US trading technology firm Bloomberg could be forced to stop using parts of its foreign exchange matching and conversational dealing technology if its UK rival Reuters succeeds in a patent infringement lawsuit.Filed in the Southern District of New York on July 11, the Reuters complaint alleges Bloomberg is infringing three Reuters patents that were filed in 1999. A spokesperson for Reuters in London said the patents refer to capabilities – rather than specific products – used in matching and conversational dealing systems, most obviously "in the FX area".
"The real aim is to protect our intellectual property," said the Reuters spokesperson. "Reuters has invested millions in research and development to deliver the best automated trading technology to the market. Although Reuters had preferred not to resort to litigation, it cannot allow the unauthorised use of its intellectual property."
Bloomberg last week hit back at Reuters’ claims: "We are confident that we have not violated the patent, and in our judgement the suit is without merit," said Bloomberg’s spokesperson in New York.
Allegations of patent infringement do not necessarily imply the defendant has copied business processes or software, said Nick Groombridge, a partner with the patent litigation group at Weil, Gotshal & Manges in New York. "It’s not limited to a copy like a copyright is. You could develop it on your own and not know about the patent."
Reuters said discussions have been ongoing since January to licence the processes covered by the patents to Bloomberg. But the UK company would not reveal how much it planned to charge for a licence, nor give the names of other companies that have licensed the technology.
If successful, said Groombridge, there would be an injunction against Bloomberg to prevent it from using the processes – or variants of the processes – covered by the patents. Damage payments would also be involved, which are calculated by assessing ‘lost profits’ – something that is difficult to determine in the field of services.

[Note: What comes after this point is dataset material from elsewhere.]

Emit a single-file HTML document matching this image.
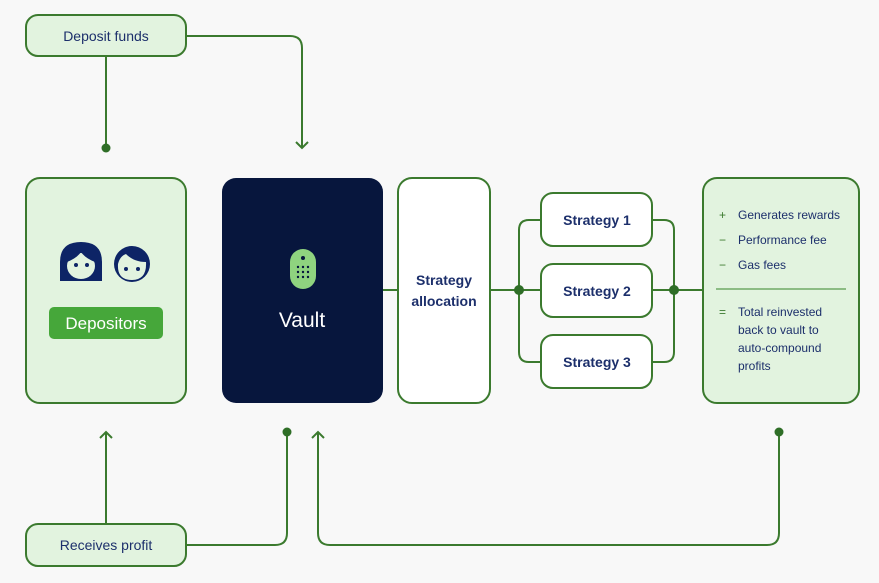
<!DOCTYPE html>
<html><head><meta charset="utf-8"><style>
html,body{margin:0;padding:0;background:#f8f8f8;}
svg{display:block;}
text{font-family:"Liberation Sans",sans-serif;fill:#1c2f6b;}
</style></head><body>
<svg width="879" height="583" viewBox="0 0 879 583" xmlns="http://www.w3.org/2000/svg">
<rect width="879" height="583" fill="#f8f8f8"/>
<g fill="none" stroke="#3b7a2e" stroke-width="2">
<!-- top connectors -->
<path d="M106 56 V148"/>
<path d="M186 36 H290 Q302 36 302 48 V148"/>
<path d="M296 142 L302 148 L308 142"/>
<!-- vault to alloc -->
<path d="M383 290 H398"/>
<path d="M490 290 H541"/>
<path d="M541 220 H529 Q519 220 519 230 V352 Q519 362 529 362 H541"/>
<path d="M652 220 H664 Q674 220 674 230 V352 Q674 362 664 362 H652"/>
<path d="M652 290 H703"/>
<!-- bottom -->
<path d="M106 524 V432"/>
<path d="M100 438 L106 432 L112 438"/>
<path d="M186 545 H275 Q287 545 287 533 V432"/>
<path d="M318 432 V533 Q318 545 330 545 H767 Q779 545 779 533 V432"/>
<path d="M312 438 L318 432 L324 438"/>
</g>
<g fill="#2f6e27">
<circle cx="106" cy="148" r="4.5"/>
<circle cx="519" cy="290" r="5"/>
<circle cx="674" cy="290" r="5"/>
<circle cx="287" cy="432" r="4.5"/>
<circle cx="779" cy="432" r="4.5"/>
</g>
<!-- boxes -->
<rect x="26" y="15" width="160" height="41" rx="12" fill="#e2f3df" stroke="#3b7a2e" stroke-width="2"/>
<text x="106" y="41" font-size="14" text-anchor="middle">Deposit funds</text>
<rect x="26" y="524" width="160" height="42" rx="12" fill="#e2f3df" stroke="#3b7a2e" stroke-width="2"/>
<text x="106" y="550" font-size="14" text-anchor="middle">Receives profit</text>

<rect x="26" y="178" width="160" height="225" rx="14" fill="#e2f3df" stroke="#3b7a2e" stroke-width="2"/>
<!-- woman -->
<path d="M60 281 V262 Q60 242 81 242 Q102 242 102 262 V281 Z" fill="#0d2466"/>
<ellipse cx="81" cy="266" rx="14" ry="13" fill="#e2f3df"/>
<path d="M67 262 Q70 250 81 250 Q92 250 95 262 Q85 258 81 252 Q77 258 67 262Z" fill="#0d2466"/>
<circle cx="76" cy="265" r="2" fill="#0d2466"/><circle cx="87" cy="265" r="2" fill="#0d2466"/>
<!-- boy -->
<circle cx="132" cy="264" r="18" fill="#0d2466"/>
<path d="M118 264 Q120 256 126 254 Q134 262 146 262 Q147 280 132 280 Q117 280 118 264Z" fill="#e2f3df"/>
<circle cx="126" cy="269" r="2" fill="#0d2466"/><circle cx="138" cy="269" r="2" fill="#0d2466"/>
<rect x="49" y="307" width="114" height="32" rx="5" fill="#46a73a"/>
<text x="106" y="329" font-size="17" text-anchor="middle" style="fill:#fff">Depositors</text>

<rect x="222" y="178" width="161" height="225" rx="14" fill="#07163d"/>
<rect x="290" y="249" width="26" height="40" rx="13" fill="#8fd37f"/>
<circle cx="303" cy="258" r="2" fill="#07163d"/>
<g fill="#07163d">
<circle cx="298" cy="267" r="1.2"/><circle cx="303" cy="267" r="1.2"/><circle cx="308" cy="267" r="1.2"/>
<circle cx="298" cy="272" r="1.2"/><circle cx="303" cy="272" r="1.2"/><circle cx="308" cy="272" r="1.2"/>
<circle cx="298" cy="277" r="1.2"/><circle cx="303" cy="277" r="1.2"/><circle cx="308" cy="277" r="1.2"/>
</g>
<text x="302" y="327" font-size="21" text-anchor="middle" style="fill:#fff">Vault</text>

<rect x="398" y="178" width="92" height="225" rx="14" fill="#fff" stroke="#3b7a2e" stroke-width="2"/>
<text x="444" y="285" font-size="14" font-weight="bold" text-anchor="middle">Strategy</text>
<text x="444" y="306" font-size="14" font-weight="bold" text-anchor="middle">allocation</text>

<g fill="#fff" stroke="#3b7a2e" stroke-width="2">
<rect x="541" y="193" width="111" height="53" rx="12"/>
<rect x="541" y="264" width="111" height="53" rx="12"/>
<rect x="541" y="335" width="111" height="53" rx="12"/>
</g>
<text x="597" y="225" font-size="14" font-weight="bold" text-anchor="middle">Strategy 1</text>
<text x="597" y="296" font-size="14" font-weight="bold" text-anchor="middle">Strategy 2</text>
<text x="597" y="367" font-size="14" font-weight="bold" text-anchor="middle">Strategy 3</text>

<rect x="703" y="178" width="156" height="225" rx="14" fill="#e2f3df" stroke="#3b7a2e" stroke-width="2"/>
<g font-size="12">
<text x="719" y="219" style="fill:#3b7a2e">+</text><text x="738" y="219">Generates rewards</text>
<text x="719" y="244" style="fill:#3b7a2e">−</text><text x="738" y="244">Performance fee</text>
<text x="719" y="269" style="fill:#3b7a2e">−</text><text x="738" y="269">Gas fees</text>
<text x="719" y="316" style="fill:#3b7a2e">=</text>
<text x="738" y="316">Total reinvested</text>
<text x="738" y="334">back to vault to</text>
<text x="738" y="352">auto-compound</text>
<text x="738" y="370">profits</text>
</g>
<line x1="716" y1="289" x2="846" y2="289" stroke="#5a9a4e" stroke-width="1.2"/>
</svg>
</body></html>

Patent owners succeed in at least half of cases that go to trial, said Groombridge. But it may take two or three years to get to trial, and the great majority of patent lawsuits result in an out-of-court settlement.

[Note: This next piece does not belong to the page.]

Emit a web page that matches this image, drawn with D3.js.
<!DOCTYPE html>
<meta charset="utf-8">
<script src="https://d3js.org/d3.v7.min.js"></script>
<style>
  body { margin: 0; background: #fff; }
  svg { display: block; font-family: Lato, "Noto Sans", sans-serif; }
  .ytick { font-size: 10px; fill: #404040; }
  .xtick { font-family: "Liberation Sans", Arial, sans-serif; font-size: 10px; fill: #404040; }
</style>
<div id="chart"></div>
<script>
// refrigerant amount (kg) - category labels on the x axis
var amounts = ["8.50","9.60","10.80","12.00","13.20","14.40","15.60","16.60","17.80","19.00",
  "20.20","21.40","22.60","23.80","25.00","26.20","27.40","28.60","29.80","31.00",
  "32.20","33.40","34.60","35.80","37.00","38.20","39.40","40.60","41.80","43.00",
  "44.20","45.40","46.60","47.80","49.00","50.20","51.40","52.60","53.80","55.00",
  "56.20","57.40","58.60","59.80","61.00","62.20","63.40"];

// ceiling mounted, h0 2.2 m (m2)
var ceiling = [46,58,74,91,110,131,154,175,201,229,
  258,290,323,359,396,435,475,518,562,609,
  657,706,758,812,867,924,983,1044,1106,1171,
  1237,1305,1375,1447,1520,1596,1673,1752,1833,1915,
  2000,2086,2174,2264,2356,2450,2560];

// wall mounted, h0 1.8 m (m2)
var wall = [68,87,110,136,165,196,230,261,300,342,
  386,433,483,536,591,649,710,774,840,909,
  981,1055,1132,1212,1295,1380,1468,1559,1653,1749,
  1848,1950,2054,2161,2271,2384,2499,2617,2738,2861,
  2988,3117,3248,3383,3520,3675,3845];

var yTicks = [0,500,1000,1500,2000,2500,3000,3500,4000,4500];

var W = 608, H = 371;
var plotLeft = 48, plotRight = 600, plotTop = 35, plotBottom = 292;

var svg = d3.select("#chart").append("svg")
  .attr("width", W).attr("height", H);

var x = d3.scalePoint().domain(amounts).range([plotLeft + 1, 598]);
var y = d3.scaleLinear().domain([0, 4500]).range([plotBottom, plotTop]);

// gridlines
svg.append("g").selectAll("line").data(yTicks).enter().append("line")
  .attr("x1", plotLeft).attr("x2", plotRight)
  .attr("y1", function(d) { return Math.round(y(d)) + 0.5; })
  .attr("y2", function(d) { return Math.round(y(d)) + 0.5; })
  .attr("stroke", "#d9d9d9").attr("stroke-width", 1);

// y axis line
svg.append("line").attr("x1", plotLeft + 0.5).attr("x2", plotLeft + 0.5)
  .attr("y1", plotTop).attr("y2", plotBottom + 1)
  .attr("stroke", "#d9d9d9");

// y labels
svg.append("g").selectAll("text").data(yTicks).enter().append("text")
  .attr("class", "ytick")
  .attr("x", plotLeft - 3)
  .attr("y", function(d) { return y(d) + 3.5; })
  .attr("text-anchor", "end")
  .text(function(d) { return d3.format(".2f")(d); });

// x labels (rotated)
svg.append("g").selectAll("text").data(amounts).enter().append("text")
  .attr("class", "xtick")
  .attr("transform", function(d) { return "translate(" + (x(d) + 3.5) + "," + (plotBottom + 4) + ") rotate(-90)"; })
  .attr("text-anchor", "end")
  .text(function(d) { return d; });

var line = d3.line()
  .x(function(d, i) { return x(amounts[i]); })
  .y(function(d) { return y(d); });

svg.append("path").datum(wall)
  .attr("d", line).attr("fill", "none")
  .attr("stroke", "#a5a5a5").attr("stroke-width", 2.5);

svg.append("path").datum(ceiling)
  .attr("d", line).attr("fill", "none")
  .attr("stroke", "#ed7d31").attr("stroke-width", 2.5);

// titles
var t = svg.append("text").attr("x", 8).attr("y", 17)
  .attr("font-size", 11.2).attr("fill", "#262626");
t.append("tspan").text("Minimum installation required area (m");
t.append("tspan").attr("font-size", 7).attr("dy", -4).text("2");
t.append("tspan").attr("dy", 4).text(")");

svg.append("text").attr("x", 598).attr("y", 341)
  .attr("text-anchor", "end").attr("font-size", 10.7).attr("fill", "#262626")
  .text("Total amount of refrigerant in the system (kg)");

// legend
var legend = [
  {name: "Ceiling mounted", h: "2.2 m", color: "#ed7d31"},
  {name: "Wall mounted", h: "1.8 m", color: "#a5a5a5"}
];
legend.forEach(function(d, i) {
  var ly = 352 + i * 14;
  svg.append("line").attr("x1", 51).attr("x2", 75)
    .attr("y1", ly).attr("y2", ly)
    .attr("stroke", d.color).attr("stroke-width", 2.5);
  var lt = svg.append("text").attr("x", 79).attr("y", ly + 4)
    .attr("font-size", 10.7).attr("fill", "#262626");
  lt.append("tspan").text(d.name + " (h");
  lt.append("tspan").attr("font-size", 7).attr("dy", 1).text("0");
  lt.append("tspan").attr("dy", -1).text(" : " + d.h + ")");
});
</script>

Some market participants see the move as Reuters’ reaction to Bloomberg’s increasing encroachment into foreign exchange – Reuters’ traditional stronghold. In the past 12 months, Bloomberg has launched an interbank forward swaps platform, Powermatch FX; Instant Bloomberg, a new instant messaging service; and, most threatening of all to Reuters, an alliance with its rival in spot interbank forex, EBS. From the third quarter, Bloomberg’s screens will offer EBS Trader, EBS’s conversational spot dealing platform.
"For the first time, Bloomberg is serious about the forex market," said one senior official at a foreign exchange trading technology firm in London. "Reuters may be panicking, but I don’t think it will have any impact in stopping Bloomberg. In fact, it may work the other way – it could bring them the publicity to make everyone aware that Bloomberg is serious about the forex space."